------ PROVIDED DATA

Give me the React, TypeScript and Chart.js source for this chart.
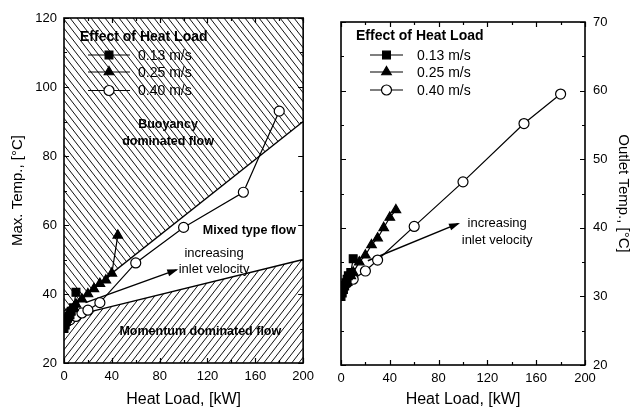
import React, { useEffect, useRef } from "react";
import { Chart, registerables } from "chart.js";
Chart.register(...registerables);

const FONT = '"Liberation Sans", Arial, Helvetica, sans-serif';

// ---------- data: left chart (Max. Temp.) ----------
const maxX13 = [0, 1, 2, 3, 4, 5, 6, 8, 10];
const maxY13 = [30, 31, 32, 33, 33.5, 34, 35, 36, 40.5];
const maxX25 = [0, 2, 5, 8, 10, 15, 20, 25, 30, 35, 40, 45];
const maxY25 = [32, 33, 35, 36, 37, 38.5, 40, 41.5, 43, 44, 46, 57];
const maxX40 = [0, 2, 5, 10, 15, 20, 30, 60, 100, 150, 180];
const maxY40 = [31, 32, 32.5, 33.5, 34.5, 35.3, 37.5, 49, 59.3, 69.5, 93];
const buoyancyX = [0, 200];
const buoyancyY = [35, 90];
const momentumX = [0, 200];
const momentumY = [33, 50];
const maxArrowX = [18, 94];
const maxArrowY = [37.5, 47];

// ---------- data: right chart (Outlet Temp.) ----------
const outX13 = [0, 1, 2, 3, 4, 5, 6, 8, 10];
const outY13 = [30, 30.5, 31, 31.5, 32, 32.5, 33, 33.5, 35.5];
const outX25 = [0, 2, 5, 8, 10, 15, 20, 25, 30, 35, 40, 45];
const outY25 = [31, 31.5, 32, 33, 33.5, 35, 36, 37.5, 38.5, 40, 41.5, 42.6];
const outX40 = [0, 2, 5, 10, 20, 30, 60, 100, 150, 180];
const outY40 = [31, 31.5, 32, 32.5, 33.7, 35.3, 40.2, 46.7, 55.2, 59.5];
const outArrowX = [22, 96];
const outArrowY = [35.2, 40.6];

// ---------- labels ----------
const seriesLabels = ["0.13 m/s", "0.25 m/s", "0.40 m/s"];
const legendTitle = "Effect of Heat Load";
const xTickLabels = [0, 40, 80, 120, 160, 200];
const maxTickLabels = [20, 40, 60, 80, 100, 120];
const outTickLabels = [20, 30, 40, 50, 60, 70];

const leftNotes = [
  { text: "Buoyancy", x: 87, y: 89, bold: true },
  { text: "dominated flow", x: 87, y: 84.1, bold: true },
  { text: "Mixed type flow", x: 155, y: 58.3, bold: true },
  { text: "increasing", x: 125.5, y: 51.9, bold: false },
  { text: "inlet velocity", x: 125.5, y: 47.2, bold: false },
  { text: "Momentum dominated flow", x: 114, y: 29, bold: true },
];
const rightNotes = [
  { text: "increasing", x: 128, y: 40.6, bold: false },
  { text: "inlet velocity", x: 128, y: 38.1, bold: false },
];

const toPts = (xs: number[], ys: number[]) => xs.map((x, i) => ({ x, y: ys[i] }));

function hatch(dir: number) {
  const w = 7, h = 9;
  const c = document.createElement("canvas");
  c.width = w; c.height = h;
  const g = c.getContext("2d")!;
  g.strokeStyle = "#111";
  g.lineWidth = 1;
  for (const k of [-1, 0, 1]) {
    g.beginPath();
    if (dir > 0) { g.moveTo(k * w, 0); g.lineTo(k * w + w, h); }
    else { g.moveTo(k * w, h); g.lineTo(k * w + w, 0); }
    g.stroke();
  }
  return g.createPattern(c, "repeat")!;
}

const styles = [
  { ps: "rect", r: 5.5, fill: "#000" },
  { ps: "triangle", r: 5.5, fill: "#000" },
  { ps: "circle", r: 5, fill: "#fff" },
];

function series(xs: number[], ys: number[], i: number) {
  const s = styles[i];
  return {
    label: seriesLabels[i],
    data: toPts(xs, ys),
    borderColor: "#000",
    borderWidth: 1.2,
    pointStyle: s.ps,
    pointRadius: s.r,
    pointBackgroundColor: s.fill,
    pointBorderColor: "#000",
    pointBorderWidth: 1.2,
    fill: false,
    tension: 0,
  };
}
function plain(xs: number[], ys: number[], extra: any = {}) {
  return {
    data: toPts(xs, ys),
    borderColor: "#000",
    borderWidth: 1.4,
    pointRadius: 0,
    tension: 0,
    fill: false,
    ...extra,
  };
}

function drawMarker(ctx: CanvasRenderingContext2D, i: number, x: number, y: number) {
  const s = styles[i];
  ctx.save();
  ctx.fillStyle = s.fill;
  ctx.strokeStyle = "#000";
  ctx.lineWidth = 1.2;
  ctx.beginPath();
  if (s.ps === "rect") {
    const h = s.r / Math.SQRT2;
    ctx.rect(x - h, y - h, 2 * h, 2 * h);
  } else if (s.ps === "triangle") {
    const r = s.r;
    ctx.moveTo(x, y - r);
    ctx.lineTo(x + 0.866 * r, y + 0.5 * r);
    ctx.lineTo(x - 0.866 * r, y + 0.5 * r);
    ctx.closePath();
  } else {
    ctx.arc(x, y, s.r, 0, Math.PI * 2);
  }
  ctx.fill();
  ctx.stroke();
  ctx.restore();
}

function makeDecor(cfg: any) {
  return {
    id: "decor" + cfg.name,
    afterDatasetsDraw(chart: any) {
      const { ctx, chartArea: a, scales } = chart;
      // arrowhead
      const meta = chart.getDatasetMeta(cfg.arrowIndex);
      const p0 = meta.data[0], p1 = meta.data[1];
      const ang = Math.atan2(p1.y - p0.y, p1.x - p0.x);
      ctx.save();
      ctx.fillStyle = "#000";
      ctx.translate(p1.x, p1.y);
      ctx.rotate(ang);
      ctx.beginPath();
      ctx.moveTo(2, 0);
      ctx.lineTo(-9, -3.5);
      ctx.lineTo(-9, 3.5);
      ctx.closePath();
      ctx.fill();
      ctx.restore();

      // notes
      ctx.save();
      ctx.fillStyle = "#000";
      ctx.textAlign = "center";
      ctx.textBaseline = "middle";
      for (const n of cfg.notes) {
        ctx.font = n.bold ? `bold 12.5px ${FONT}` : `13px ${FONT}`;
        ctx.fillText(n.text, scales.x.getPixelForValue(n.x), scales.y.getPixelForValue(n.y));
      }
      ctx.restore();

      // legend
      const L = cfg.legend;
      ctx.save();
      ctx.fillStyle = "#000";
      ctx.textBaseline = "middle";
      ctx.textAlign = "left";
      ctx.font = `bold 14px ${FONT}`;
      ctx.fillText(legendTitle, a.left + L.titleDx, a.top + L.titleDy);
      ctx.font = `14px ${FONT}`;
      seriesLabels.forEach((lab, i) => {
        const y = a.top + L.rows[i];
        ctx.strokeStyle = "#000";
        ctx.lineWidth = 1.2;
        ctx.beginPath();
        ctx.moveTo(a.left + L.x0, y);
        ctx.lineTo(a.left + L.x1, y);
        ctx.stroke();
        drawMarker(ctx, i, a.left + (L.x0 + L.x1) / 2, y);
        ctx.fillStyle = "#000";
        ctx.fillText(lab, a.left + L.tx, y + 1);
      });
      ctx.restore();
    },
    afterDraw(chart: any) {
      const { ctx, chartArea: a, scales } = chart;
      ctx.save();
      ctx.strokeStyle = "#000";
      ctx.lineWidth = 1.6;
      ctx.strokeRect(a.left, a.top, a.right - a.left, a.bottom - a.top);
      ctx.lineWidth = 1.2;
      ctx.beginPath();
      for (const t of scales.x.ticks) {
        const px = Math.round(scales.x.getPixelForValue(t.value)) + 0.5;
        const len = xTickLabels.includes(t.value) ? 5 : 3;
        ctx.moveTo(px, a.bottom); ctx.lineTo(px, a.bottom - len);
        ctx.moveTo(px, a.top); ctx.lineTo(px, a.top + len);
      }
      for (const t of scales.y.ticks) {
        const py = Math.round(scales.y.getPixelForValue(t.value)) + 0.5;
        const len = cfg.yLabels.includes(t.value) ? 5 : 3;
        ctx.moveTo(a.left, py); ctx.lineTo(a.left + len, py);
        ctx.moveTo(a.right, py); ctx.lineTo(a.right - len, py);
      }
      ctx.stroke();
      ctx.restore();
    },
  };
}

const tickFont = { family: FONT, size: 13 };

export default function App() {
  const leftRef = useRef<HTMLCanvasElement>(null);
  const rightRef = useRef<HTMLCanvasElement>(null);

  useEffect(() => {
    const left = new Chart(leftRef.current!, {
      type: "line",
      data: {
        datasets: [
          series(maxX13, maxY13, 0),
          series(maxX25, maxY25, 1),
          series(maxX40, maxY40, 2),
          plain(maxArrowX, maxArrowY),
          plain(buoyancyX, buoyancyY, { fill: "end", backgroundColor: hatch(1) }),
          plain(momentumX, momentumY, { fill: "start", backgroundColor: hatch(-1) }),
        ] as any,
      },
      options: {
        responsive: false,
        animation: false,
        devicePixelRatio: 1,
        events: [],
        layout: { padding: { left: 4, top: 18, right: 12, bottom: 0 } },
        plugins: {
          legend: { display: false },
          tooltip: { enabled: false },
          filler: { drawTime: "beforeDatasetsDraw" },
        } as any,
        scales: {
          x: {
            type: "linear", min: 0, max: 200,
            ticks: {
              stepSize: 20, autoSkip: false, maxRotation: 0, color: "#000", font: tickFont, padding: 6,
              callback: (v: any) => (xTickLabels.includes(v) ? String(v) : ""),
            },
            grid: { display: false, drawTicks: false },
            border: { display: false },
            title: { display: true, text: "Heat Load, [kW]", color: "#000", font: { family: FONT, size: 16 }, padding: { top: 0, bottom: 3 } },
            afterFit: (s: any) => { s.height = 49; },
          },
          y: {
            type: "linear", min: 20, max: 120,
            ticks: {
              stepSize: 10, autoSkip: false, color: "#000", font: tickFont, padding: 7,
              callback: (v: any) => (maxTickLabels.includes(v) ? String(v) : ""),
            },
            grid: { display: false, drawTicks: false },
            border: { display: false },
            title: { display: true, text: "Max. Temp., [°C]", color: "#000", font: { family: FONT, size: 15 }, padding: { top: 5, bottom: 0 } },
            afterFit: (s: any) => { s.width = 60; },
          },
        },
      } as any,
      plugins: [makeDecor({
        name: "L", arrowIndex: 3, notes: leftNotes, yLabels: maxTickLabels,
        legend: { titleDx: 16, titleDy: 19, rows: [37, 54, 72.5], x0: 24, x1: 66, tx: 74 },
      })],
    });

    const right = new Chart(rightRef.current!, {
      type: "line",
      data: {
        datasets: [
          series(outX13, outY13, 0),
          series(outX25, outY25, 1),
          series(outX40, outY40, 2),
          plain(outArrowX, outArrowY),
        ] as any,
      },
      options: {
        responsive: false,
        animation: false,
        devicePixelRatio: 1,
        events: [],
        layout: { padding: { left: 25, top: 22, right: 0, bottom: 0 } },
        plugins: { legend: { display: false }, tooltip: { enabled: false } },
        scales: {
          x: {
            type: "linear", min: 0, max: 200,
            ticks: {
              stepSize: 20, autoSkip: false, maxRotation: 0, color: "#000", font: tickFont, padding: 6,
              callback: (v: any) => (xTickLabels.includes(v) ? String(v) : ""),
            },
            grid: { display: false, drawTicks: false },
            border: { display: false },
            title: { display: true, text: "Heat Load, [kW]", color: "#000", font: { family: FONT, size: 16 }, padding: { top: 0, bottom: 3 } },
            afterFit: (s: any) => { s.height = 47; },
          },
          y: {
            type: "linear", position: "right", min: 20, max: 70,
            ticks: {
              stepSize: 5, autoSkip: false, color: "#000", font: tickFont, padding: 8,
              callback: (v: any) => (outTickLabels.includes(v) ? String(v) : ""),
            },
            grid: { display: false, drawTicks: false },
            border: { display: false },
            title: { display: true, text: "Outlet Temp., [°C]", color: "#000", font: { family: FONT, size: 15 }, padding: { top: 0, bottom: 0 } },
            afterFit: (s: any) => { s.width = 47; },
          },
        },
      } as any,
      plugins: [makeDecor({
        name: "R", arrowIndex: 3, notes: rightNotes, yLabels: outTickLabels,
        legend: { titleDx: 15, titleDy: 14, rows: [33, 50, 68], x0: 29, x1: 62, tx: 76 },
      })],
    });

    return () => { left.destroy(); right.destroy(); };
  }, []);

  return (
    <div style={{ position: "absolute", left: 0, top: 0, width: 632, height: 412, background: "#fff" }}>
      <canvas ref={leftRef} width={320} height={412} style={{ position: "absolute", left: 0, top: 0, width: 320, height: 412 }} />
      <canvas ref={rightRef} width={316} height={412} style={{ position: "absolute", left: 316, top: 0, width: 316, height: 412 }} />
    </div>
  );
}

------------

> _INSTRUCTIONS FOR THE TASK_
Repeat the lines exactly as they stand, from the opening line of the data through the line with "Arial, Helvetica, sans-serif';". Pictures stay out of the copy.

> _ANSWER TO THIS TASK_
Give me the React, TypeScript and Chart.js source for this chart.
import React, { useEffect, useRef } from "react";
import { Chart, registerables } from "chart.js";
Chart.register(...registerables);

const FONT = '"Liberation Sans", Arial, Helvetica, sans-serif';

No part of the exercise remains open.